Debates over Kant’s meta-ethics
One strength of Kant’s ethics is that it provides an objective basis for a universal ethics based on reason’s recognition of morally equality. -
Without the categorical imperative, we only have hypothetical imperatives, which Kant didn’t think could really provide a basis for morality. If morality were a system of hypothetical imperatives, people would only do moral actions because it suited their ends. Kant thinks humans are fundamentally motivated by self-interest. We would only choose to be moral when it suited us.
Weakness: Phillipa Foot’s critique that morality is a system of hypothetical rather than categorical imperatives.
- Foot accepts that there are categorical imperatives, but denies that Kant’s claim that it is irrational to disobey them. This would mean reason cannot discover a universal moral law.
We have no basis for claiming it irrational to violate categorical imperatives. Their power over us could simply be the result of social conditioning, not reason. So, Kant’s categorical imperative does not derive from reason. -
“My argument is that they [Kant] are relying on an illusion, as if trying to give the moral “ought” a magic force” – Foot.
universal law evaluation
strength - Universalizability is a secularised version of the golden rule, to treat others as you would like to be treated. Similar ethical precepts are found in ancient Chinese and Hindu philosophy. Even teachers use this ethics when disciplining misbehaving students.
weakness
There are universalizable maxims that do not seem distinctly moral.

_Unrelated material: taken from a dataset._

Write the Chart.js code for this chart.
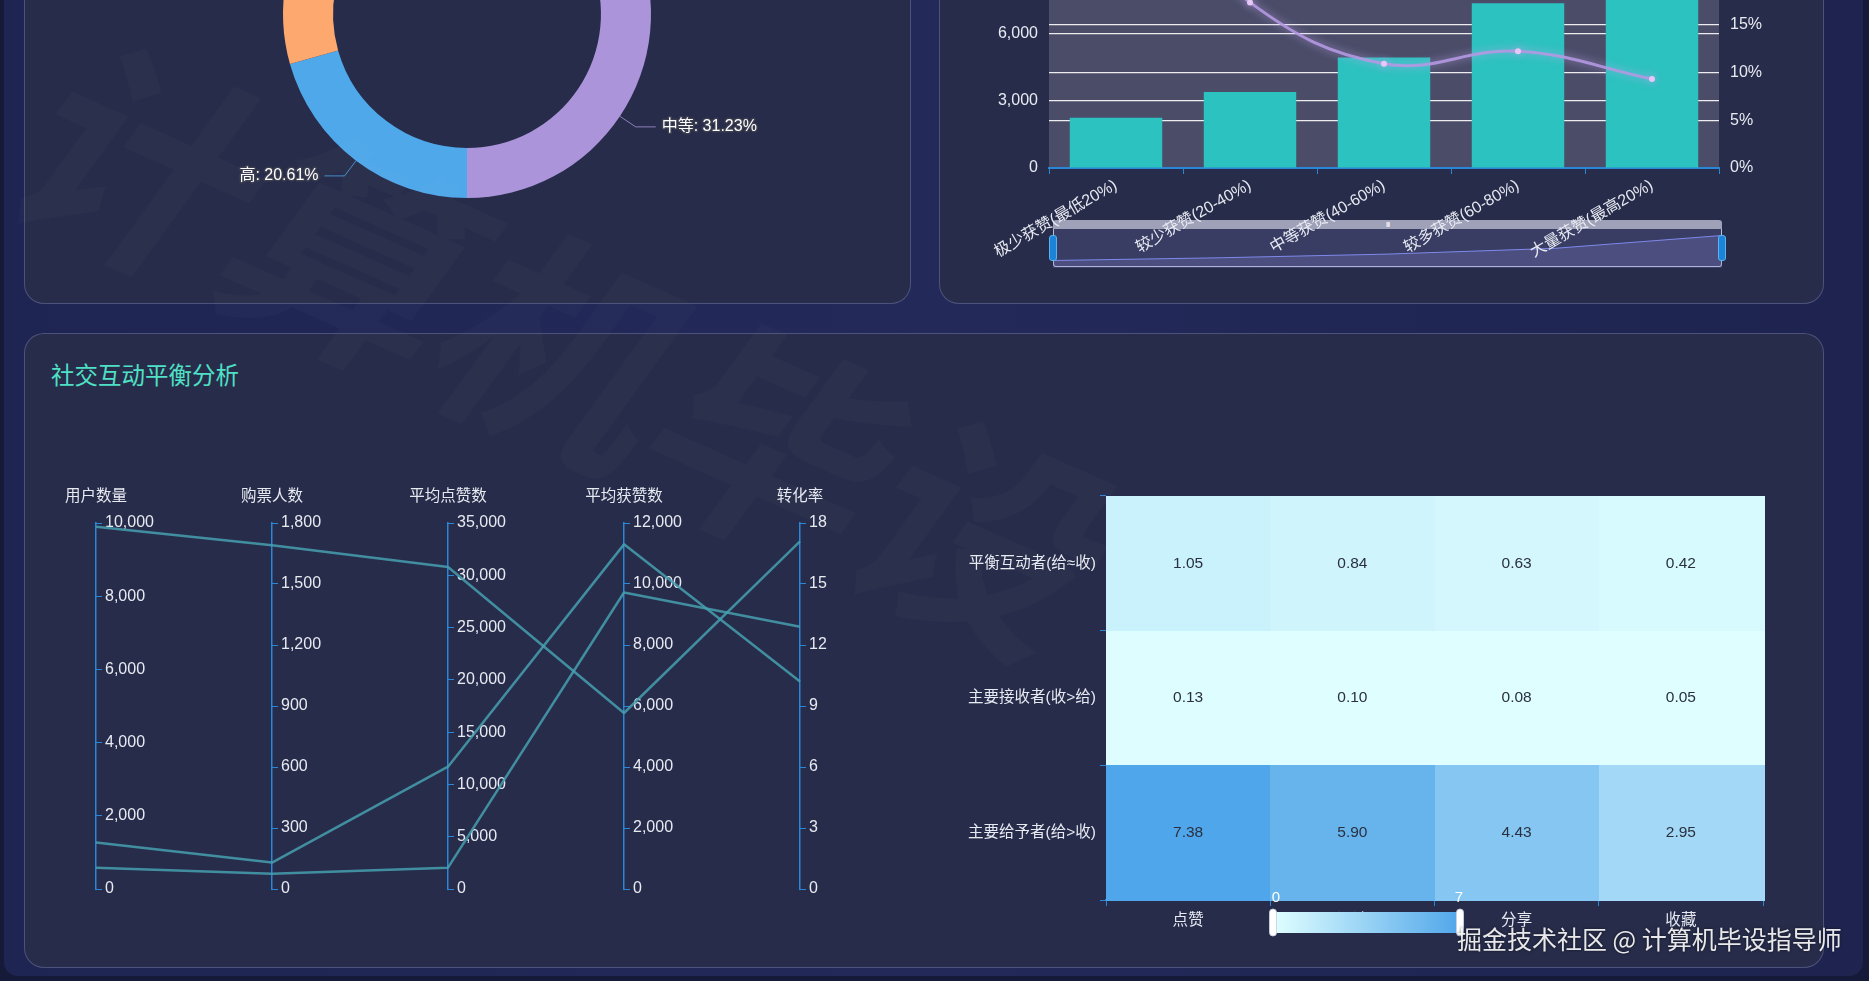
<!DOCTYPE html>
<html>
<head>
<meta charset="utf-8">
<title>社交互动平衡分析</title>
<script src="https://cdn.jsdelivr.net/npm/chart.js@4.4.1/dist/chart.umd.min.js"></script>
<style>
  html, body { margin: 0; padding: 0; }
  body {
    width: 1869px; height: 981px; overflow: hidden; position: relative;
    background: #151a38;
    font-family: "Liberation Sans", "Noto Sans CJK SC", sans-serif;
  }
  .frame {
    position: absolute; left: 4px; top: -40px; width: 1859px; height: 1016px;
    border-radius: 14px;
    background: linear-gradient(90deg, #1f2552 0%, #232959 50%, #1e244f 100%);
  }
  .panel {
    position: absolute; box-sizing: border-box; border-radius: 20px;
    background: #272c4a; border: 1px solid rgba(112, 120, 172, 0.5);
  }
  .title {
    position: absolute; left: 51px; top: 357px; font-size: 23.5px; color: #4fe0c6;
    font-family: "Noto Sans CJK SC", sans-serif;
  }
  canvas { position: absolute; }
  .zoom-band {
    position: absolute; left: 1053px; top: 220px; width: 669px; height: 9px;
    background: #9ea1b8; border-radius: 3px 3px 0 0;
    color: #fff; font-size: 8px; line-height: 9px; text-align: center; letter-spacing: -1px;
  }
  .zoom-box {
    position: absolute; left: 1053px; top: 229px; width: 669px; height: 38px; box-sizing: border-box;
    border: 1px solid rgba(220, 224, 245, 0.8); border-top: 0; border-radius: 0 0 3px 3px;
    background: rgba(92, 94, 150, 0.35);
  }
  .handle {
    position: absolute; top: 235px; width: 8px; height: 26px; border-radius: 3px;
    background: #1b84d6; border: 1px solid #5fb0f0; box-sizing: border-box;
  }
  .credit {
    position: absolute; left: 1457px; top: 920px; font-size: 25px; color: rgba(255,255,255,0.9);
    font-family: "Noto Sans CJK SC", sans-serif; text-shadow: 0 0 3px rgba(0,0,0,0.6);
  }
  .bgmark {
    position: absolute; left: 150px; top: -30px; font-size: 230px; font-weight: bold;
    color: rgba(255,255,255,0.016); transform: rotate(24deg) skewX(-12deg); transform-origin: left top;
    white-space: nowrap; font-family: "Noto Sans CJK SC", sans-serif; pointer-events: none;
  }
</style>
</head>
<body>
<div class="frame"></div>
<div class="panel" style="left:24px; top:-100px; width:887px; height:404px;"></div>
<div class="panel" style="left:939px; top:-100px; width:885px; height:404px;"></div>
<div class="panel" style="left:24px; top:333px; width:1800px; height:635px;"></div>
<div class="title">社交互动平衡分析</div>

<canvas id="chart-level" width="800" height="400" style="left:67px; top:-186px;"></canvas>

<div class="zoom-band">III</div>
<div class="zoom-box"></div>
<canvas id="chart-shadow" width="669" height="40" style="left:1053px; top:228px;"></canvas>
<div class="handle" style="left:1049px;"></div>
<div class="handle" style="left:1718px;"></div>
<canvas id="chart-groups" width="885" height="490" style="left:939px; top:-200px;"></canvas>

<canvas id="chart-parallel" width="860" height="470" style="left:35px; top:460px;"></canvas>
<canvas id="chart-heat" width="880" height="490" style="left:930px; top:460px;"></canvas>

<div class="credit">掘金技术社区 @ 计算机毕设指导师</div>
<div class="bgmark">计算机毕设</div>

<script>
// Social interaction dashboard — donut, bar/line combo, parallel axes and heatmap

Chart.defaults.font.family = '"Liberation Sans", "Noto Sans CJK SC", sans-serif';
Chart.defaults.color = '#e8eaf2';
Chart.defaults.animation = false;
Chart.defaults.locale = 'en-US';
Chart.defaults.plugins.legend.display = false;
Chart.defaults.plugins.tooltip.enabled = false;

const FONT = '"Liberation Sans", "Noto Sans CJK SC", sans-serif';
const AXIS_BLUE = '#2a86d6';

// --- Data: interaction level share ---
const levelLabels = ['低', '中等', '高', '极高'];
const levelShares = [18.77, 31.23, 20.61, 29.39];
const levelColors = ['#5fd0b0', '#ab94d9', '#4fa8ea', '#fca86f'];

// --- Data: like groups ---
const likeGroups = ['极少获赞(最低20%)', '较少获赞(20-40%)', '中等获赞(40-60%)', '较多获赞(60-80%)', '大量获赞(最高20%)'];
const groupUsers = [2250, 3400, 4950, 7380, 12800];
const groupRate = [31.5, 17.3, 10.9, 12.2, 9.3];

// --- Data: parallel coordinates ---
const parAxes = ['用户数量', '购票人数', '平均点赞数', '平均获赞数', '转化率'];
const parMax = [10000, 1800, 35000, 12000, 18];
const parStep = [2000, 300, 5000, 2000, 3];
const parSeries = [
  [9900, 1690, 30800, 5770, 17.1],
  [1270, 130, 11700, 11300, 10.2],
  [580, 75, 2040, 9720, 12.9],
];

// --- Data: heatmap ---
const heatCols = ['点赞', '评论', '分享', '收藏'];
const heatRows = ['平衡互动者(给≈收)', '主要接收者(收>给)', '主要给予者(给>收)'];
const heatValues = [
  [1.05, 0.84, 0.63, 0.42],
  [0.13, 0.10, 0.08, 0.05],
  [7.38, 5.90, 4.43, 2.95],
];
const heatRange = [0, 7];
const heatLow = [224, 255, 255];
const heatHigh = [80, 166, 234];

// --- Level donut with outside labels ---
const donutLabels = {
  id: 'donutLabels',
  afterDatasetsDraw(chart) {
    const { ctx } = chart;
    const total = levelShares.reduce((a, b) => a + b, 0);
    chart.getDatasetMeta(0).data.forEach((arc, i) => {
      const mid = (arc.startAngle + arc.endAngle) / 2;
      const cos = Math.cos(mid), sin = Math.sin(mid);
      const x0 = arc.x + cos * arc.outerRadius, y0 = arc.y + sin * arc.outerRadius;
      const x1 = arc.x + cos * (arc.outerRadius + 19), y1 = arc.y + sin * (arc.outerRadius + 19);
      const dir = cos >= 0 ? 1 : -1;
      const x2 = x1 + dir * 20;
      ctx.save();
      ctx.strokeStyle = levelColors[i];
      ctx.globalAlpha = 0.8;
      ctx.lineWidth = 1;
      ctx.beginPath();
      ctx.moveTo(x0, y0);
      ctx.lineTo(x1, y1);
      ctx.lineTo(x2, y1);
      ctx.stroke();
      ctx.globalAlpha = 1;
      const text = levelLabels[i] + ': ' + (levelShares[i] / total * 100).toFixed(2) + '%';
      ctx.font = '16px ' + FONT;
      ctx.textAlign = dir > 0 ? 'left' : 'right';
      ctx.textBaseline = 'middle';
      ctx.lineJoin = 'round';
      ctx.lineWidth = 3;
      ctx.strokeStyle = '#3a3d4e';
      ctx.strokeText(text, x2 + dir * 6, y1);
      ctx.fillStyle = '#ffffff';
      ctx.fillText(text, x2 + dir * 6, y1);
      ctx.restore();
    });
  },
};

new Chart(document.getElementById('chart-level'), {
  type: 'doughnut',
  data: {
    labels: levelLabels,
    datasets: [{ data: levelShares, backgroundColor: levelColors, borderWidth: 0 }],
  },
  options: {
    responsive: false,
    cutout: '72.8%',
    layout: { padding: { left: 216, right: 216, top: 16, bottom: 16 } },
  },
  plugins: [donutLabels],
});

// --- Like groups: bars + rate line ---
const plotBg = {
  id: 'plotBg',
  beforeDraw(chart) {
    const { ctx, chartArea: a } = chart;
    ctx.save();
    ctx.fillStyle = '#4a4c68';
    ctx.fillRect(a.left, a.top, a.right - a.left, a.bottom - a.top);
    ctx.restore();
  },
  beforeDatasetDraw(chart, args) {
    if (args.index === 0) {
      chart.ctx.save();
      chart.ctx.shadowColor = 'rgba(200,170,245,0.8)';
      chart.ctx.shadowBlur = 8;
    }
  },
  afterDatasetDraw(chart, args) {
    if (args.index === 0) chart.ctx.restore();
  },
};

const whiteGrid = ctx => (ctx.tick && ctx.tick.value === 0 ? 'rgba(0,0,0,0)' : 'rgba(255,255,255,0.9)');

new Chart(document.getElementById('chart-groups'), {
  type: 'bar',
  data: {
    labels: likeGroups,
    datasets: [
      {
        type: 'line',
        data: groupRate,
        yAxisID: 'y1',
        order: 0,
        borderColor: 'rgba(180,152,226,0.9)',
        borderWidth: 3,
        tension: 0.4,
        pointRadius: 3,
        pointBorderWidth: 0,
        pointBackgroundColor: '#e6c8f6',
      },
      {
        data: groupUsers,
        yAxisID: 'y',
        order: 1,
        backgroundColor: '#2cc2bf',
        barPercentage: 0.69,
        categoryPercentage: 1,
      },
    ],
  },
  options: {
    responsive: false,
    layout: { padding: { top: 33 } },
    scales: {
      x: {
        grid: { offset: true, drawOnChartArea: false, color: AXIS_BLUE, tickLength: 6 },
        border: { color: AXIS_BLUE, width: 2 },
        ticks: { minRotation: 30, maxRotation: 30, autoSkip: false, padding: 2, font: { size: 16 } },
        afterFit(s) { s.height = 122; },
      },
      y: {
        position: 'left',
        min: 0,
        max: 15000,
        ticks: { stepSize: 3000, padding: 11, font: { size: 16 } },
        grid: { color: whiteGrid, drawTicks: false, lineWidth: 1.2 },
        border: { display: false },
        afterFit(s) { s.width = 110; },
      },
      y1: {
        position: 'right',
        min: 0,
        max: 35,
        ticks: { stepSize: 5, padding: 11, font: { size: 16 }, callback: v => v + '%' },
        grid: { color: whiteGrid, drawTicks: false, lineWidth: 1.2 },
        border: { display: false },
        afterFit(s) { s.width = 105; },
      },
    },
  },
  plugins: [plotBg],
});

// data-zoom shadow under the bar chart
new Chart(document.getElementById('chart-shadow'), {
  type: 'line',
  data: {
    labels: likeGroups,
    datasets: [{
      data: groupUsers,
      borderColor: 'rgba(130,140,240,0.95)',
      borderWidth: 1,
      pointRadius: 0,
      tension: 0,
      fill: 'start',
      backgroundColor: 'rgba(140,142,225,0.22)',
    }],
  },
  options: {
    responsive: false,
    layout: { padding: 0 },
    scales: {
      x: { display: false },
      y: { display: false, min: -915, max: 15965 },
    },
  },
});

// --- Parallel coordinates ---
const parScales = { x: { display: false } };
parAxes.forEach((name, i) => {
  parScales['p' + i] = {
    type: 'linear',
    axis: 'y',
    position: 'left',
    weight: parAxes.length - i,
    min: 0,
    max: parMax[i],
    ticks: { stepSize: parStep[i], mirror: true, padding: 9, font: { size: 16 } },
    grid: { drawOnChartArea: false, tickLength: -6, color: AXIS_BLUE },
    border: { color: AXIS_BLUE, width: 1.5 },
    afterFit(s) { s.width = i === 0 ? 61 : 176; },
  };
});

const parLines = {
  id: 'parLines',
  afterDraw(chart) {
    const { ctx } = chart;
    ctx.save();
    ctx.strokeStyle = 'rgba(70,160,176,0.85)';
    ctx.lineWidth = 2.5;
    ctx.lineJoin = 'round';
    parSeries.forEach(row => {
      ctx.beginPath();
      row.forEach((v, i) => {
        const s = chart.scales['p' + i];
        const y = s.getPixelForValue(v);
        if (i === 0) ctx.moveTo(s.right, y); else ctx.lineTo(s.right, y);
      });
      ctx.stroke();
    });
    ctx.fillStyle = '#e8eaf2';
    ctx.font = '15.5px ' + FONT;
    ctx.textAlign = 'center';
    ctx.textBaseline = 'middle';
    parAxes.forEach((name, i) => {
      const s = chart.scales['p' + i];
      ctx.fillText(name, s.right, s.top - 26);
    });
    ctx.restore();
  },
};

new Chart(document.getElementById('chart-parallel'), {
  type: 'line',
  data: { labels: parAxes, datasets: [] },
  options: {
    responsive: false,
    layout: { padding: { top: 63, bottom: 41, left: 0, right: 0 } },
    scales: parScales,
  },
  plugins: [parLines],
});

// --- Heatmap ---
function heatColor(v) {
  const t = Math.min(Math.max((v - heatRange[0]) / (heatRange[1] - heatRange[0]), 0), 1);
  const c = heatLow.map((lo, k) => Math.round(lo + (heatHigh[k] - lo) * t));
  return 'rgb(' + c.join(',') + ')';
}

const heatPoints = [];
heatRows.forEach((r, ri) => heatCols.forEach((c, ci) => heatPoints.push({ x: c, y: r, v: heatValues[ri][ci] })));

const heatCells = {
  id: 'heatCells',
  beforeDatasetsDraw(chart) {
    const { ctx } = chart;
    const xs = chart.scales.x, ys = chart.scales.y;
    const w = xs.width / heatCols.length, h = ys.height / heatRows.length;
    ctx.save();
    chart.getDatasetMeta(0).data.forEach((pt, k) => {
      const d = heatPoints[k];
      ctx.fillStyle = heatColor(d.v);
      ctx.fillRect(Math.round(pt.x - w / 2), Math.round(pt.y - h / 2), Math.ceil(w) + 1, Math.ceil(h) + 1);
    });
    ctx.fillStyle = '#2a3040';
    ctx.font = '15.5px ' + FONT;
    ctx.textAlign = 'center';
    ctx.textBaseline = 'middle';
    chart.getDatasetMeta(0).data.forEach((pt, k) => {
      ctx.fillText(heatPoints[k].v.toFixed(2), pt.x, pt.y);
    });
    ctx.restore();
  },
  afterDraw(chart) {
    // continuous visual map under the grid
    const { ctx } = chart;
    const x0 = 343, x1 = 530, y0 = 452, y1 = 473;
    ctx.save();
    const g = ctx.createLinearGradient(x0, 0, x1, 0);
    g.addColorStop(0, heatColor(heatRange[0]));
    g.addColorStop(1, heatColor(heatRange[1]));
    ctx.fillStyle = g;
    ctx.beginPath();
    ctx.roundRect(x0, y0, x1 - x0, y1 - y0, 4);
    ctx.fill();
    ctx.fillStyle = '#ffffff';
    ctx.strokeStyle = 'rgba(200,210,230,0.9)';
    [x0, x1].forEach(x => {
      ctx.beginPath();
      ctx.roundRect(x - 3.5, y0 - 3, 7, y1 - y0 + 6, 3.5);
      ctx.fill();
      ctx.stroke();
    });
    ctx.font = '15px ' + FONT;
    ctx.textAlign = 'center';
    ctx.textBaseline = 'middle';
    ctx.fillText(String(heatRange[0]), x0 + 3, 438);
    ctx.fillText(String(heatRange[1]), x1 - 1, 438);
    ctx.restore();
  },
};

new Chart(document.getElementById('chart-heat'), {
  type: 'scatter',
  data: {
    datasets: [{ data: heatPoints, pointRadius: 0 }],
  },
  options: {
    responsive: false,
    layout: { padding: { top: 36, right: 47 } },
    scales: {
      x: {
        type: 'category',
        labels: heatCols,
        offset: true,
        grid: { offset: true, drawOnChartArea: false, color: AXIS_BLUE, tickLength: 6 },
        border: { color: AXIS_BLUE, width: 1.5 },
        ticks: { padding: 5, font: { size: 15.5 } },
        afterFit(s) { s.height = 50; },
      },
      y: {
        type: 'category',
        labels: heatRows,
        offset: true,
        grid: { offset: true, drawOnChartArea: false, color: AXIS_BLUE, tickLength: 6 },
        border: { display: false },
        ticks: { padding: 4, font: { size: 15.5 } },
        afterFit(s) { s.width = 176; },
      },
    },
  },
  plugins: [heatCells],
});
</script>
</body>
</html>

“It is very easy to see that many immoral and trivial non-moral maxims are vindicated by Kant’s test” – Alasdair McIntyre
McIntyre gives the example of “Always eat mussels on Mondays in March” and “Keep all your promises throughout your entire life except one”. No contradiction arises in conception or will when conceiving of everyone acting on these maxims.
What if someone decided they wanted to steal but used the maxim ‘it’s acceptable for people born on February 29th to steal’. This could be universalised because if only a minority of people steal, the concept of property on which stealing depends would not be undermined by only a few people stealing.
There are also non-universalizable maxims that do not seem distinctly immoral. A rich person giving lots of money to charity is not something which can possibly be done by everyone. Yet, it seems absurd to think it our duty to avoid acting on that maxim if we can.
Kant’s first formulation seems to be overly abstract.